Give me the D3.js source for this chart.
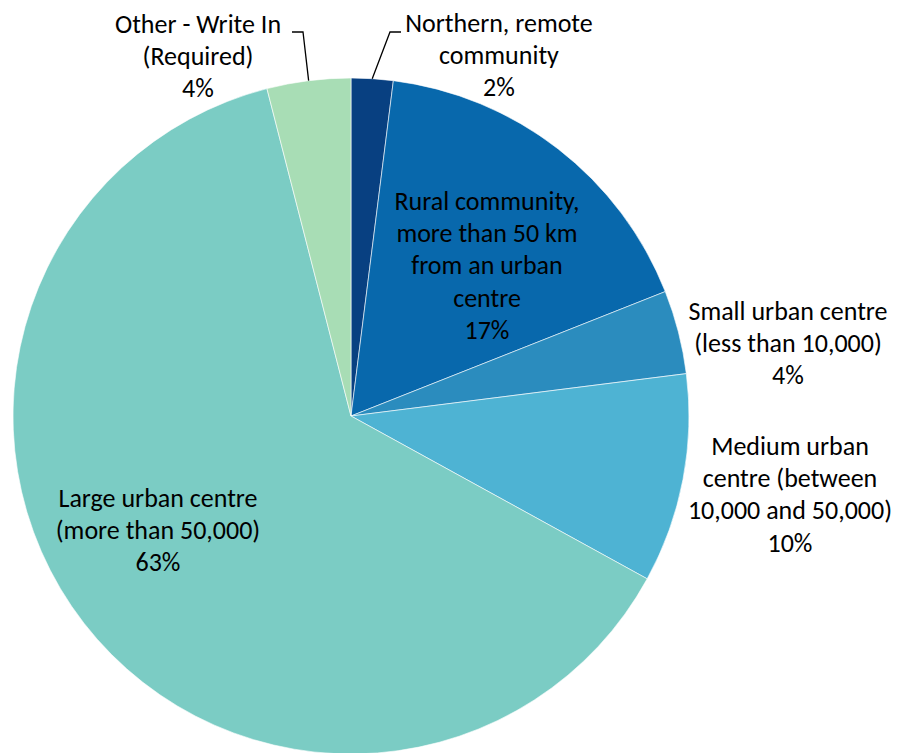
<!DOCTYPE html>
<html>
<head>
<meta charset="utf-8">
<script src="https://cdn.jsdelivr.net/npm/d3@7"></script>
<style>
  html, body { margin: 0; padding: 0; background: #fff; }
  svg { display: block; }
  text { font-family: Carlito, Calibri, Lato, "Open Sans", sans-serif; fill: #000; }
</style>
</head>
<body>
<svg id="chart" width="899" height="753"></svg>
<script>
// Community type of respondents, share of total (%)
const categories = [
  "Northern, remote community",
  "Rural community, more than 50 km from an urban centre",
  "Small urban centre (less than 10,000)",
  "Medium urban centre (between 10,000 and 50,000)",
  "Large urban centre (more than 50,000)",
  "Other - Write In (Required)"
];
const shares = [2, 17, 4, 10, 63, 4];
const colors = ["#084081", "#0868ac", "#2b8cbe", "#4eb3d3", "#7bccc4", "#a8ddb5"];

// Wrapped label lines (percentage line appended at draw time)
const labelLines = [
  ["Northern, remote", "community"],
  ["Rural community,", "more than 50 km", "from an urban", "centre"],
  ["Small urban centre", "(less than 10,000)"],
  ["Medium urban", "centre (between", "10,000 and 50,000)"],
  ["Large urban centre", "(more than 50,000)"],
  ["Other - Write In", "(Required)"]
];

// Label placement: centre x, first baseline y, optional leader elbow
const labelLayout = [
  { x: 499, y: 32, elbow: { x1: 401, x2: 390, y: 32 } },
  { x: 487, y: 210 },
  { x: 788, y: 320 },
  { x: 790, y: 455 },
  { x: 158, y: 507 },
  { x: 198, y: 33, elbow: { x1: 292, x2: 303, y: 32 } }
];

const W = 899, H = 753;
const cx = 351, cy = 416, R = 338;
const fontSize = 26, lineH = 32.2;

const svg = d3.select("#chart");
const g = svg.append("g").attr("transform", `translate(${cx},${cy})`);

const data = categories.map((c, i) => ({ name: c, value: shares[i], i }));

const pie = d3.pie().value(d => d.value).sort(null);
const arc = d3.arc().innerRadius(0).outerRadius(R);

const arcs = pie(data);

g.selectAll("path.slice")
  .data(arcs)
  .enter().append("path")
  .attr("class", "slice")
  .attr("d", arc)
  .attr("fill", d => colors[d.data.i])
  .attr("stroke", "#ffffff")
  .attr("stroke-width", 0.6);

// Leader lines for the small top slices
arcs.forEach(a => {
  const lay = labelLayout[a.data.i];
  if (!lay.elbow) return;
  const mid = (a.startAngle + a.endAngle) / 2;
  const px = cx + R * Math.sin(mid);
  const py = cy - R * Math.cos(mid);
  svg.append("polyline")
    .attr("points", `${lay.elbow.x1},${lay.elbow.y} ${lay.elbow.x2},${lay.elbow.y} ${px},${py}`)
    .attr("fill", "none")
    .attr("stroke", "#000")
    .attr("stroke-width", 1.3);
});

// Labels
arcs.forEach(a => {
  const i = a.data.i;
  const lay = labelLayout[i];
  const lines = labelLines[i].concat([d3.format(".0f")(a.data.value) + "%"]);
  const t = svg.append("text")
    .attr("text-anchor", "middle")
    .attr("font-size", fontSize);
  lines.forEach((ln, k) => {
    t.append("tspan")
      .attr("x", lay.x)
      .attr("y", lay.y + k * lineH)
      .text(ln);
  });
});
</script>
</body>
</html>
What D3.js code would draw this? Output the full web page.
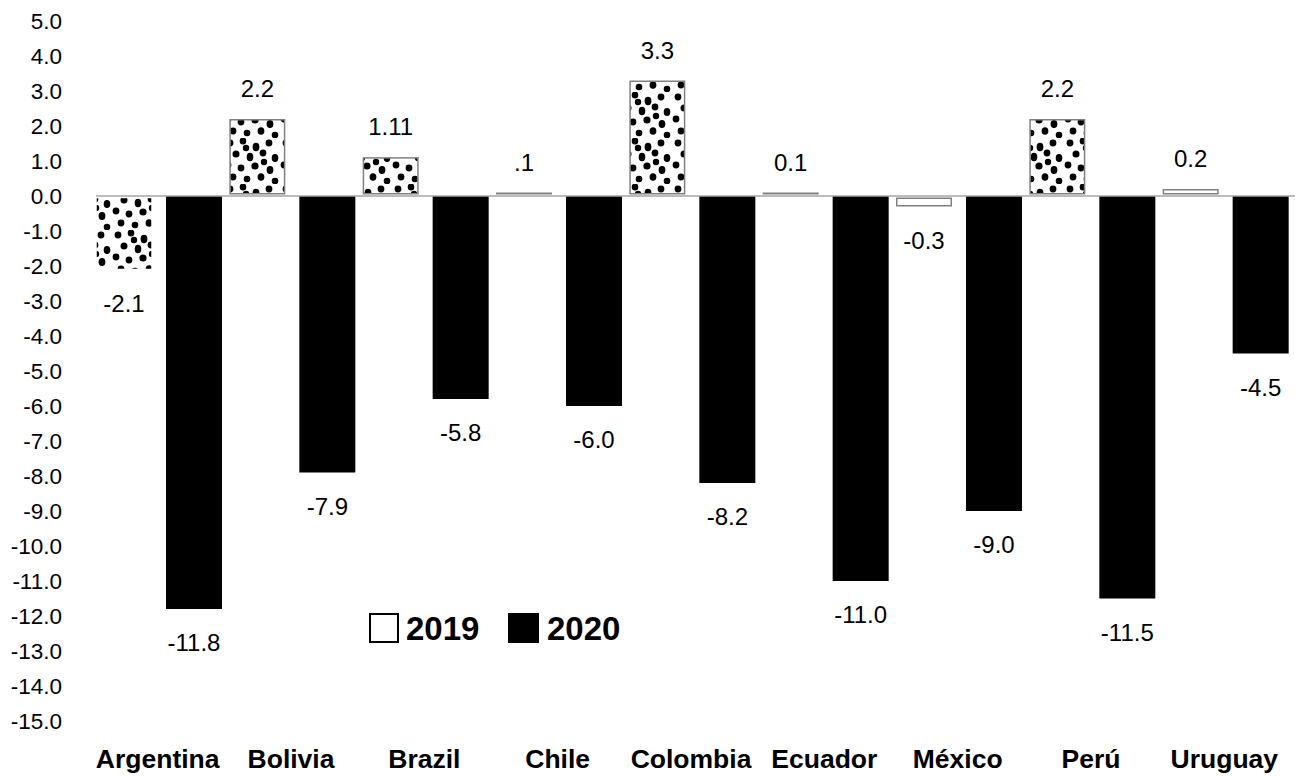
<!DOCTYPE html>
<html>
<head>
<meta charset="utf-8">
<script src="https://cdn.jsdelivr.net/npm/d3@7"></script>
<style>
  body { margin: 0; background: #fff; }
  svg { display: block; }
  text { font-family: "Liberation Sans", Arial, Helvetica, sans-serif; fill: #000; }
</style>
</head>
<body>
<svg id="chart" width="1295" height="776"></svg>
<script>
// GDP growth by country, 2019 vs 2020 (%)
const categories = ["Argentina", "Bolivia", "Brazil", "Chile", "Colombia", "Ecuador", "México", "Perú", "Uruguay"];
const seriesNames = ["2019", "2020"];
const labels2019 = ["-2.1", "2.2", "1.11", ".1", "3.3", "0.1", "-0.3", "2.2", "0.2"];
const labels2020 = ["-11.8", "-7.9", "-5.8", "-6.0", "-8.2", "-11.0", "-9.0", "-11.5", "-4.5"];
const values2019 = labels2019.map(Number);
const values2020 = labels2020.map(Number);
const tickValues = [5, 4, 3, 2, 1, 0, -1, -2, -3, -4, -5, -6, -7, -8, -9, -10, -11, -12, -13, -14, -15];

const svg = d3.select("#chart");

const y = d3.scaleLinear().domain([-15, 5]).range([721, 21]);
const x0 = d3.scaleBand().domain(categories).range([96, 1296]);
const x1 = d3.scaleBand().domain(seriesNames).range([0, 126]).paddingInner(0.2);
const bw = x1.bandwidth();

const fmt = d3.formatLocale({ decimal: ".", thousands: ",", grouping: [3], currency: ["", ""], minus: "-" }).format(".1f");

// dotted fill for the 2019 bars
const defs = svg.append("defs");
const pat = defs.append("pattern")
  .attr("id", "dots")
  .attr("patternUnits", "userSpaceOnUse")
  .attr("width", 56).attr("height", 46);
pat.append("rect").attr("width", 56).attr("height", 46).attr("fill", "#fff");
const dotSpots = [
  [6, 5, 3.4, 3.4], [19, 3, 3.3, 3.6], [32, 9, 3.4, 4.2], [45, 5, 3.4, 3.4],
  [12, 16, 3.5, 3.5], [26, 19, 3.3, 4.3], [39, 15, 3.4, 3.4], [51, 20, 3.3, 3.9],
  [4, 27, 3.4, 3.4], [17, 30, 3.4, 3.4], [31, 28, 3.6, 3.6], [46, 32, 3.4, 4.1],
  [9, 39, 3.4, 3.4], [23, 41, 3.3, 3.3], [37, 39, 3.4, 3.8], [51, 43, 3.3, 3.3],
  [22, 10, 3.2, 3.2], [40, 24, 3.2, 3.2]
];
pat.selectAll("ellipse").data(dotSpots).join("ellipse")
  .attr("cx", d => d[0]).attr("cy", d => d[1])
  .attr("rx", d => d[2]).attr("ry", d => d[3])
  .attr("fill", "#000");

// y axis labels
const yAxis = svg.append("g")
  .attr("transform", "translate(62,0)")
  .call(d3.axisLeft(y).tickValues(tickValues).tickFormat(fmt).tickSize(0).tickPadding(0));
yAxis.select(".domain").remove();
yAxis.selectAll("text").attr("font-size", 22.5).attr("font-family", null).attr("fill", "#000");

// category labels
const xAxis = svg.append("g")
  .attr("transform", "translate(-5,749)")
  .call(d3.axisBottom(x0).tickSize(0).tickPadding(0));
xAxis.select(".domain").remove();
xAxis.selectAll("text").attr("font-size", 26.5).attr("font-weight", "bold").attr("font-family", null).attr("fill", "#000");

// 2020 bars
svg.append("g").selectAll("rect")
  .data(categories.map((c, i) => ({ c, v: values2020[i], label: labels2020[i] })))
  .join("rect")
  .attr("x", d => x0(d.c) + x1("2020"))
  .attr("width", bw)
  .attr("y", d => Math.min(y(0), y(d.v)))
  .attr("height", d => Math.abs(y(d.v) - y(0)))
  .attr("fill", "#000");

// 2019 bars (outline drawn just inside the bar; the first one is unframed)
svg.append("g").selectAll("rect")
  .data(categories.map((c, i) => ({ c, i, v: values2019[i], label: labels2019[i] })))
  .join("rect")
  .attr("x", d => x0(d.c) + x1("2019") + 0.75)
  .attr("width", bw - 1.5)
  .attr("y", d => Math.min(y(0), y(d.v)) + 0.75 + (d.v >= 0 ? 0 : 1.5))
  .attr("height", d => Math.max(0.5, Math.abs(y(d.v) - y(0)) - 3))
  .attr("fill", d => Math.abs(d.v) > 0.5 ? "url(#dots)" : "#fff")
  .attr("stroke", d => d.i === 0 ? "none" : "#808080")
  .attr("stroke-width", 1.5);

// zero line
svg.append("line")
  .attr("x1", 96).attr("x2", 1295)
  .attr("y1", y(0)).attr("y2", y(0))
  .attr("stroke", "#a6a6a6").attr("stroke-width", 1.5);

// value labels
function addLabels(vals, labs, key) {
  svg.append("g").selectAll("text")
    .data(categories.map((c, i) => ({ c, v: vals[i], label: labs[i] })))
    .join("text")
    .attr("x", d => x0(d.c) + x1(key) + bw / 2)
    .attr("y", d => d.v >= 0 ? y(d.v) - 22 : y(d.v) + 42)
    .attr("text-anchor", "middle")
    .attr("font-size", 24)
    .text(d => d.label);
}
addLabels(values2019, labels2019, "2019");
addLabels(values2020, labels2020, "2020");

// legend
const legend = svg.append("g");
legend.append("rect").attr("x", 370).attr("y", 614).attr("width", 28).attr("height", 28)
  .attr("fill", "#fff").attr("stroke", "#000").attr("stroke-width", 2);
legend.append("text").attr("x", 406).attr("y", 640).attr("font-size", 33).attr("font-weight", "bold").text(seriesNames[0]);
legend.append("rect").attr("x", 508).attr("y", 613).attr("width", 31).attr("height", 30).attr("fill", "#000");
legend.append("text").attr("x", 547).attr("y", 640).attr("font-size", 33).attr("font-weight", "bold").text(seriesNames[1]);
</script>
</body>
</html>
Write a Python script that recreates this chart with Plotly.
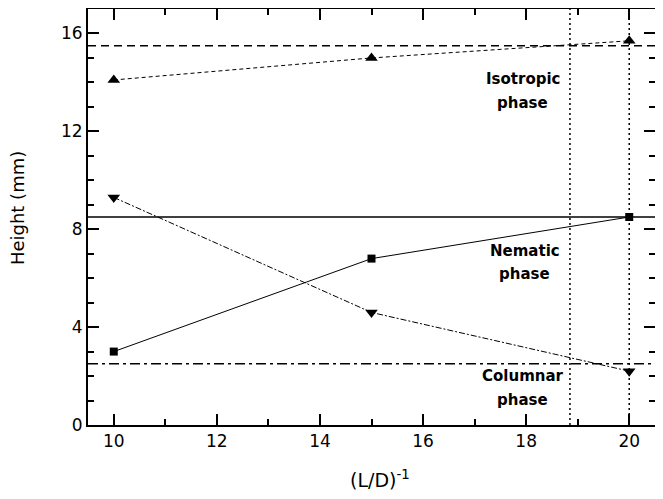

* [SET EXERCISE]: Look through the listing above and count the lines where the string "Write" appears. Report the number only.

* [WRITTEN SOLUTION]: 3